Add the narrative spice: Racing have had the better of some recent head-to-head spots, which keeps casual money interested in the dog. But the current version of Castellón isn’t the same team those old H2Hs faced. If you’re betting this, you’re betting this Castellón—eight straight home wins and a defense that’s been turning home matches into a dead-end street.
2) Matchup breakdown: Castellón’s pressure + defensive ceiling vs Racing’s low-margin attack
Start with form and underlying strength. Castellón’s ELO sits at 1559 vs Racing’s 1518, and it matches what the last month has looked like. Castellón’s last five: D-W-W-W-D, and those weren’t squeakers—4-0 away at Valladolid and multiple clean sheets. Over their recent sample they’re averaging 2.3 scored and just 0.7 allowed. Racing’s last five is the classic inconsistent pattern (W-L-W-L-W) with a 1.5 scored / 1.1 allowed profile.
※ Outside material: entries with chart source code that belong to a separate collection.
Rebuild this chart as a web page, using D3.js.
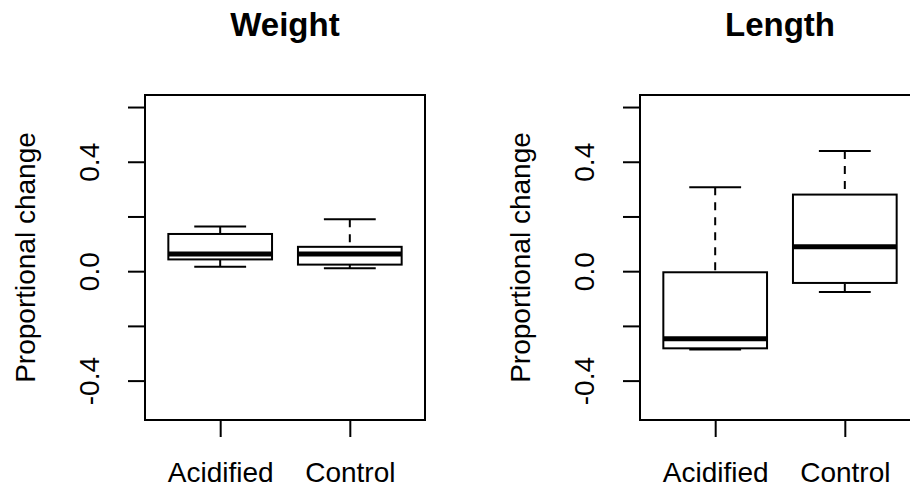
<!DOCTYPE html>
<html>
<head>
<meta charset="utf-8">
<script src="https://cdn.jsdelivr.net/npm/d3@7"></script>
<style>
  html, body { margin: 0; padding: 0; background: #fff; }
  svg { display: block; font-family: "Liberation Sans", Arial, sans-serif; }
</style>
</head>
<body>
<svg id="chart" width="910" height="491"></svg>
<script>
// ---- data ----
const categories = ["Acidified", "Control"];
const panelTitles = ["Weight", "Length"];
const yLabel = "Proportional change";
const yTicks = [-0.4, -0.2, 0.0, 0.2, 0.4, 0.6];
const yTickLabels = ["-0.4", "", "0.0", "", "0.4", ""];

const weightLowerWhisker = [0.016, 0.011];
const weightQ1           = [0.043, 0.024];
const weightMedian       = [0.063, 0.063];
const weightQ3           = [0.136, 0.089];
const weightUpperWhisker = [0.163, 0.190];

const lengthLowerWhisker = [-0.286, -0.076];
const lengthQ1           = [-0.282, -0.043];
const lengthMedian       = [-0.247, 0.089];
const lengthQ3           = [-0.004, 0.280];
const lengthUpperWhisker = [0.307, 0.439];

const panelData = [
  { title: panelTitles[0], lo: weightLowerWhisker, q1: weightQ1, med: weightMedian, q3: weightQ3, hi: weightUpperWhisker },
  { title: panelTitles[1], lo: lengthLowerWhisker, q1: lengthQ1, med: lengthMedian, q3: lengthQ3, hi: lengthUpperWhisker }
];

// ---- layout ----
const svg = d3.select("#chart");
const panelLeft = [145, 640];
const plotW = 280, plotTop = 95, plotBottom = 420;
const fontSize = 28;

const y = d3.scaleLinear().domain([-0.544, 0.644]).range([plotBottom, plotTop]);

panelData.forEach((p, pi) => {
  const left = panelLeft[pi];
  const x = d3.scalePoint().domain(categories).range([left, left + plotW]).padding(0.58);
  const boxW = x.step() * 0.8;
  const g = svg.append("g");

  categories.forEach((c, i) => {
    const cx = x(c);
    const bg = g.append("g").attr("stroke", "#000").attr("fill", "none");
    bg.append("line").attr("x1", cx).attr("x2", cx).attr("y1", y(p.hi[i])).attr("y2", y(p.q3[i]))
      .attr("stroke-width", 2).attr("stroke-dasharray", "8,7");
    bg.append("line").attr("x1", cx).attr("x2", cx).attr("y1", y(p.lo[i])).attr("y2", y(p.q1[i]))
      .attr("stroke-width", 2).attr("stroke-dasharray", "8,7");
    [p.hi[i], p.lo[i]].forEach(v => {
      bg.append("line").attr("x1", cx - boxW / 4).attr("x2", cx + boxW / 4)
        .attr("y1", y(v)).attr("y2", y(v)).attr("stroke-width", 2);
    });
    bg.append("rect").attr("x", cx - boxW / 2).attr("width", boxW)
      .attr("y", y(p.q3[i])).attr("height", y(p.q1[i]) - y(p.q3[i]))
      .attr("fill", "#fff").attr("stroke-width", 2);
    bg.append("line").attr("x1", cx - boxW / 2).attr("x2", cx + boxW / 2)
      .attr("y1", y(p.med[i])).attr("y2", y(p.med[i])).attr("stroke-width", 5);
  });

  g.append("rect").attr("x", left).attr("y", plotTop).attr("width", plotW).attr("height", plotBottom - plotTop)
    .attr("fill", "none").attr("stroke", "#000").attr("stroke-width", 2);

  const ya = g.append("g").attr("transform", `translate(${left},0)`)
    .call(d3.axisLeft(y).tickValues(yTicks).tickSize(17).tickFormat((d, i) => yTickLabels[i]));
  ya.select(".domain").remove();
  ya.selectAll(".tick line").attr("stroke", "#000").attr("stroke-width", 2);
  ya.selectAll(".tick text")
    .attr("x", 0).attr("dy", 0).attr("fill", "#000")
    .attr("text-anchor", "middle")
    .attr("font-size", fontSize).attr("font-family", "Liberation Sans, Arial, sans-serif")
    .attr("transform", "translate(-46,0) rotate(-90)");

  const xa = g.append("g").attr("transform", `translate(0,${plotBottom})`)
    .call(d3.axisBottom(x).tickSize(17));
  xa.select(".domain").remove();
  xa.selectAll(".tick line").attr("stroke", "#000").attr("stroke-width", 2);
  xa.selectAll(".tick text")
    .attr("y", 62).attr("dy", 0).attr("fill", "#000")
    .attr("font-size", fontSize).attr("font-family", "Liberation Sans, Arial, sans-serif");

  g.append("text")
    .attr("transform", `translate(${left - 110},${(plotTop + plotBottom) / 2}) rotate(-90)`)
    .attr("text-anchor", "middle").attr("font-size", fontSize).attr("fill", "#000")
    .text(yLabel);

  g.append("text")
    .attr("x", left + plotW / 2).attr("y", 36)
    .attr("text-anchor", "middle").attr("font-size", 33).attr("font-weight", "bold").attr("fill", "#000")
    .text(p.title);
});
</script>
</body>
</html>
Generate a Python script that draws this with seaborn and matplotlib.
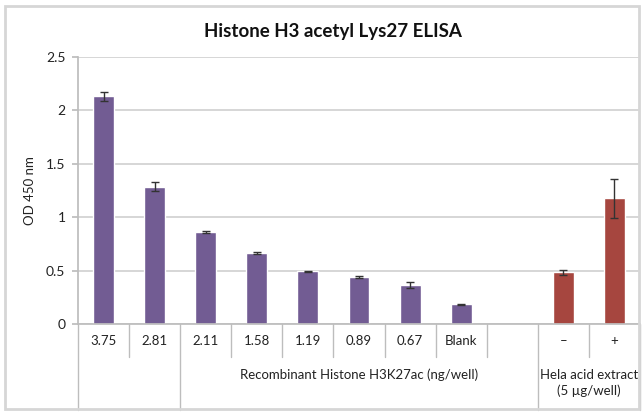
import numpy as np
import pandas as pd
import seaborn as sns
import matplotlib.pyplot as plt
from matplotlib.patches import Rectangle

# data
labels = ['3.75', '2.81', '2.11', '1.58', '1.19', '0.89', '0.67', 'Blank', '', '–', '+']
od_450 = [2.13, 1.285, 0.865, 0.665, 0.495, 0.44, 0.365, 0.185, np.nan, 0.485, 1.175]
od_err = [0.04, 0.04, 0.01, 0.01, 0.005, 0.01, 0.025, 0.005, np.nan, 0.025, 0.18]
sample = ['recombinant'] * 9 + ['hela'] * 2
group_names = ['Recombinant Histone H3K27ac (ng/well)', 'Hela acid extract\n(5 µg/well)']

slots = ['c%d' % i for i in range(len(labels))]
df = pd.DataFrame({'slot': slots, 'od': od_450, 'err': od_err, 'sample': sample})

sns.set_theme(style='white')
plt.rcParams['font.family'] = ['Lato', 'DejaVu Sans']

fig = plt.figure(figsize=(6.43, 4.12), dpi=100)
ax = fig.add_axes([0.1213, 0.2136, 0.8740, 0.6481])

sns.barplot(data=df.dropna(), x='slot', y='od', hue='sample', order=slots,
            palette={'recombinant': '#725c93', 'hela': '#a6463f'},
            dodge=False, width=0.41, legend=False, ax=ax, saturation=1)

ok = df['od'].notna()
ax.errorbar(np.arange(len(slots))[ok], df['od'][ok], yerr=df['err'][ok],
            fmt='none', ecolor='#333333', elinewidth=1, capsize=3, capthick=1)

ax.set_ylim(0, 2.5)
ax.set_yticks([0, 0.5, 1, 1.5, 2, 2.5])
ax.set_yticklabels(['0', '0.5', '1', '1.5', '2', '2.5'], fontsize=10, color='#222222')
ax.set_xlim(-0.5, len(slots) - 0.5)
ax.set_xticks([])
ax.set_xlabel('')
ax.set_ylabel('OD 450 nm', fontsize=9.5, color='#222222', labelpad=7)
ax.yaxis.grid(True, color='#cfcfcf', linewidth=1.2)
ax.set_axisbelow(True)
ax.tick_params(axis='y', which='both', left=True, length=4, color='#bdbdbd', pad=5)
for s in ['top', 'right']:
    ax.spines[s].set_visible(False)
ax.spines['left'].set_color('#bdbdbd')
ax.spines['bottom'].set_color('#bdbdbd')

fig.text(333 / 643, 1 - 32 / 412, 'Histone H3 acetyl Lys27 ELISA', ha='center',
         va='center', fontsize=13.5, fontweight='bold', color='#111111')

# category table under the axis
trans = ax.get_xaxis_transform()
long_lines = [-0.5, 1.5, 8.5, 10.5]
for b in np.arange(-0.5, len(slots), 1.0):
    y_end = -0.322 if b in long_lines else -0.124
    ax.plot([b, b], [0, y_end], color='#bdbdbd', lw=1, transform=trans, clip_on=False)
for i, lab in enumerate(labels):
    ax.text(i, -0.064, lab, transform=trans, ha='center', va='center',
            fontsize=9.5, color='#222222')
ax.text(5.0, -0.168, group_names[0], transform=trans, ha='center', va='top',
        fontsize=9.5, color='#222222')
ax.text(9.5, -0.168, group_names[1], transform=trans, ha='center', va='top',
        fontsize=9.5, color='#222222', linespacing=1.3)

# light frame round the chart
fig.patches.append(Rectangle((5 / 643, 3 / 412), 634 / 643, 403 / 412,
                             transform=fig.transFigure, fill=False,
                             edgecolor='#d6d6d6', linewidth=2))

fig.savefig('out.png', dpi=100)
What makes this matchup specific (and not generic “home team good” talk) is how Racing’s attack tends to win: they’re comfortable living in 1-0 territory. Three of their last five were 1-0 wins. That can absolutely travel… until you run into a home side that doesn’t give you the one chance you need.
Castellón’s home identity has been ruthless: strong starts, territorial pressure, and an ability to keep games in the opponent’s half without turning it into a track meet. Racing’s best path is usually to keep it compact, survive the first 30 minutes, then steal a goal off a transition or a set piece. That’s why the handicap matters. A -0.75 line basically says: “We respect the home win, but we’re not handing out blowout equity for free.”
Also note the trendline over the last 10: Castellón are 7W-2L, Racing are 4W-6L. That’s not a tiny blip; it’s a meaningful separation in week-to-week performance. In La Liga 2, where margins are thin, a team that’s consistently stacking points usually has either (a) real defensive structure or (b) a keeper running hot. Castellón look more like (a) than (b), which is why totals become interesting.